The molded liquid polyurethane, which has been dubbed 'blue gel' by Lear, could be used to make such modules as instrument panels, doors and steering wheels, and is aimed at younger car owners. Lear has a prototype interior called 'Generation Y' to show the new technology to automakers.
The company does not have any buyers yet for the concept interior, said James Masters, president of the technology division. The pieces are part of Lear's 'common architecture strategy' for interiors, which would allow buyers to pick and choose which modules they want in their vehicles.
Consumers could switch interior parts and modules in minutes if they tire of the vehicle's style, Masters said. 'Gone are the days when you could turn out 600,000 units of the same thing and sell them all,' he added.
Lear has not determined what exactly it will do with the gel, said Lisa Tucci, a designer in Lear's color and trim technology department in Southfield, Michigan, USA. The company is molding the material itself during the testing stage. Pigment can be added to the urethane to produce any desired color, Tucci noted, opening a variety of potential uses.
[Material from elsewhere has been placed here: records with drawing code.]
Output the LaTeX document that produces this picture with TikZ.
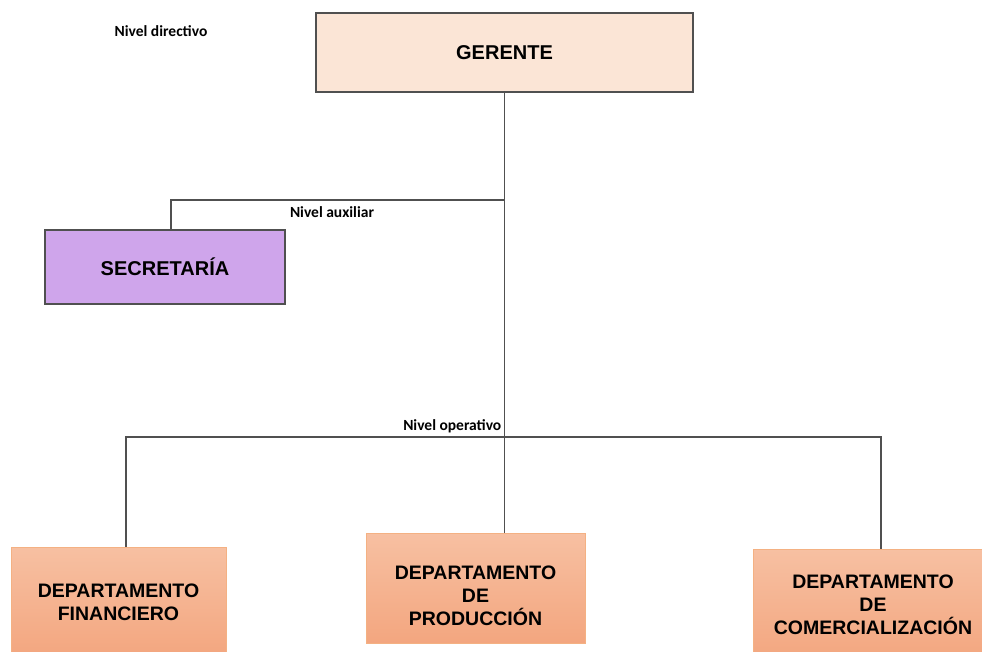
\documentclass[tikz,border=0pt]{standalone}
\usepackage{fontspec}
\setmainfont{Liberation Sans}
\newfontfamily\calibri{Carlito}
\definecolor{piel}{HTML}{FBE5D6}
\definecolor{lila}{HTML}{CFA5EB}
\definecolor{naranjaA}{HTML}{F7C0A2}
\definecolor{naranjaB}{HTML}{F3A67F}
\definecolor{bordeN}{HTML}{F4B183}
\definecolor{linea}{HTML}{505050}
\tikzset{
  caja/.style={draw=linea, line width=1.3pt, align=center,
    font=\fontsize{20}{23}\selectfont\bfseries},
  depto/.style={draw=bordeN, line width=0.8pt, top color=naranjaA,
    bottom color=naranjaB, align=center,
    font=\fontsize{19.5}{23}\selectfont\bfseries},
  nivel/.style={font=\calibri\fontsize{15.5}{17}\selectfont\bfseries, inner sep=1pt},
  enlace/.style={draw=linea, line width=1.5pt}
}
\begin{document}
\begin{tikzpicture}[x=1pt, y=-1pt]
    \useasboundingbox (0,0) rectangle (982,652);
    \clip (0,0) rectangle (982,652);

    % Nivel directivo
    \node[nivel] (directivo) at (161,31) {Nivel directivo};
    \node[caja, fill=piel, minimum width=377pt, minimum height=79pt] (gerente) at (504.5,52.5) {GERENTE};

    % Nivel auxiliar
    \node[caja, fill=lila, minimum width=240pt, minimum height=74pt] (secretaria) at (165,267) {SECRETAR\'IA};

    % Nivel operativo
    \node[depto, minimum width=215pt, minimum height=110pt] (financiero) at (118.5,602) {DEPARTAMENTO\\FINANCIERO};
    \node[depto, minimum width=219pt, minimum height=110pt,
      label={[align=center, font=\fontsize{19.5}{23}\selectfont\bfseries, yshift=-7.5pt]center:DEPARTAMENTO\\DE\\PRODUCCI\'ON}]
      (produccion) at (475.5,588) {};
    \node[depto, minimum width=240pt, minimum height=112pt] (comercial) at (873,605) {DEPARTAMENTO\\DE\\COMERCIALIZACI\'ON};

    % Puntos de las lineas
    \coordinate (aux) at (gerente.south |- 0,200);
    \coordinate (auxIzq) at (171,200);
    \coordinate (op) at (gerente.south |- 0,437);
    \coordinate (opIzq) at (126,437);
    \coordinate (opDer) at (881,437);

    % Lineas
    \draw[enlace] (gerente.south) -- (gerente.south |- produccion.north);
    \draw[enlace] (aux) -- (auxIzq) -- (auxIzq |- secretaria.north);
    \draw[enlace] (opIzq |- financiero.north) -- (opIzq) -- (opDer) -- (opDer |- comercial.north);

    \node[nivel] (auxiliar) at (332,212) {Nivel auxiliar};
    \node[nivel, anchor=south east] (operativo) at ([xshift=-2pt,yshift=3pt]op) {Nivel operativo};
\end{tikzpicture}
\end{document}
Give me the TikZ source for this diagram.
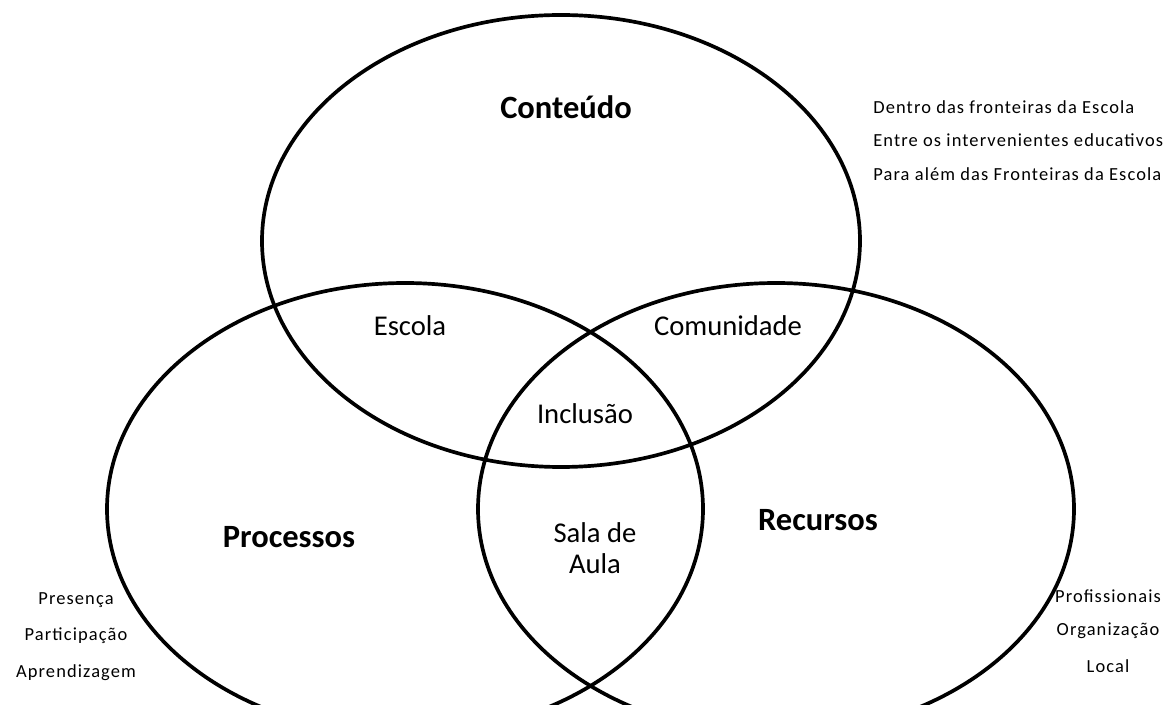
\documentclass[tikz,border=0pt]{standalone}
\usepackage{fontspec}
\setmainfont{Carlito}
\usetikzlibrary{positioning}

\begin{document}
\begin{tikzpicture}[x=0.02cm, y=-0.02cm, node distance=0.4cm,
		set/.style={line width=2.1pt},
		title/.style={font=\bfseries\fontsize{18.5}{22}\selectfont},
		region/.style={font=\fontsize{16.3}{18}\selectfont, align=center},
		note/.style={font=\fontsize{10.5}{12}\selectfont\addfontfeatures{LetterSpace=6}, inner sep=0pt}]
		\useasboundingbox (0,0) rectangle (1170,705);
		
		% Draw sets (three overlapping circles)
		\begin{scope}
			\clip (0,0) rectangle (1170,705);
			\draw[set] (561,241) ellipse [x radius=299, y radius=226];
			\draw[set] (405,509) ellipse [x radius=298, y radius=226];
			\draw[set] (776,509) ellipse [x radius=298, y radius=226];
		\end{scope}
		
		% Define set titles
		\node[title] (cont) at (566,107) {Conteúdo};
		\node[title] (proc) at (289,537) {Processos};
		\node[title] (recu) at (818,520) {Recursos};
		
		% Define intersections
		\node[region] (esc) at (410,326) {Escola};
		\node[region] (com) at (728,326) {Comunidade};
		\node[region] (inc) at (585,414) {Inclusão};
		\node[region] (sala) at (595,548) {Sala de\\Aula};
		
		% Define notes (Conteúdo)
		\node[note, anchor=west] (dentro) at (873,107) {Dentro das fronteiras da Escola};
		\node[note, below=of dentro.south west, anchor=north west] (entre) {Entre os intervenientes educativos};
		\node[note, below=of entre.south west, anchor=north west] (para) {Para além das Fronteiras da Escola};
		
		% Define notes (Processos)
		\node[note] (pres) at (76,600) {Presença};
		\node[note, below=of pres] (part) {Participação};
		\node[note, below=of part] (apre) {Aprendizagem};
		
		% Define notes (Recursos)
		\node[note] (prof) at (1108,596) {Profissionais};
		\node[note, below=of prof] (org) {Organização};
		\node[note, below=of org] (loc) {Local};
	\end{tikzpicture}
\end{document}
'There is a range of things we're trying this out on,' she said. Its pliability also gives designers a chance to play with textures on interior surfaces. 'We're trying to mix hard plastics with the gel to produce the right comfort level,' Tucci said. 'If it's too hard, people don't like it.'
Lear also is testing whether the material offers any impact protection during a crash, opening other markets. 'We're looking at whether we can use it in instrument panels,' she said. 'It's something that we really think could have a future use.'
l Lear Corp. reported record first-quarter earnings that were lifted by revenue growth in the robust new-vehicle market, acquisitions and cost-cutting.
About 40 percent of Lear's first-quarter sales growth came from outside its core North American market. First-quarter sales in Europe increased 37 percent to $1.2 billion, while sales in other international regions jumped 76 percent to $295 million.
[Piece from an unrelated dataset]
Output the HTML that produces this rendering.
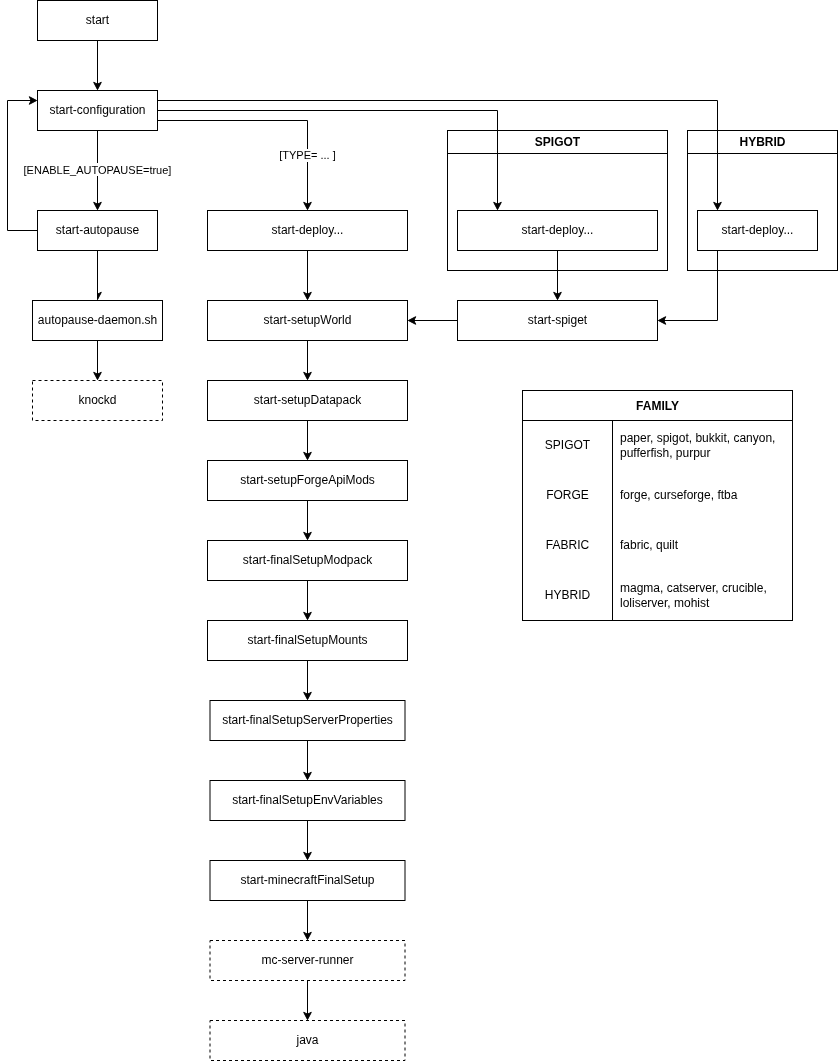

Lear, the largest supplier of vehicle interiors, said net income rose 23 percent to $62.
Lear said its higher first-quarter revenues came from internal growth, acquisitions and strong vehicle production rates from customers. Chairman and Chief Executive Kenneth Way said the supplier has new business orders worth more than $3.3 billion, up from $1.9 billion at the same time last year.
UT Automotive, which Lear bought last May for $2.3 billion from United Technologies Corp., contributed an additional $800 million in revenue that wasn't there last year.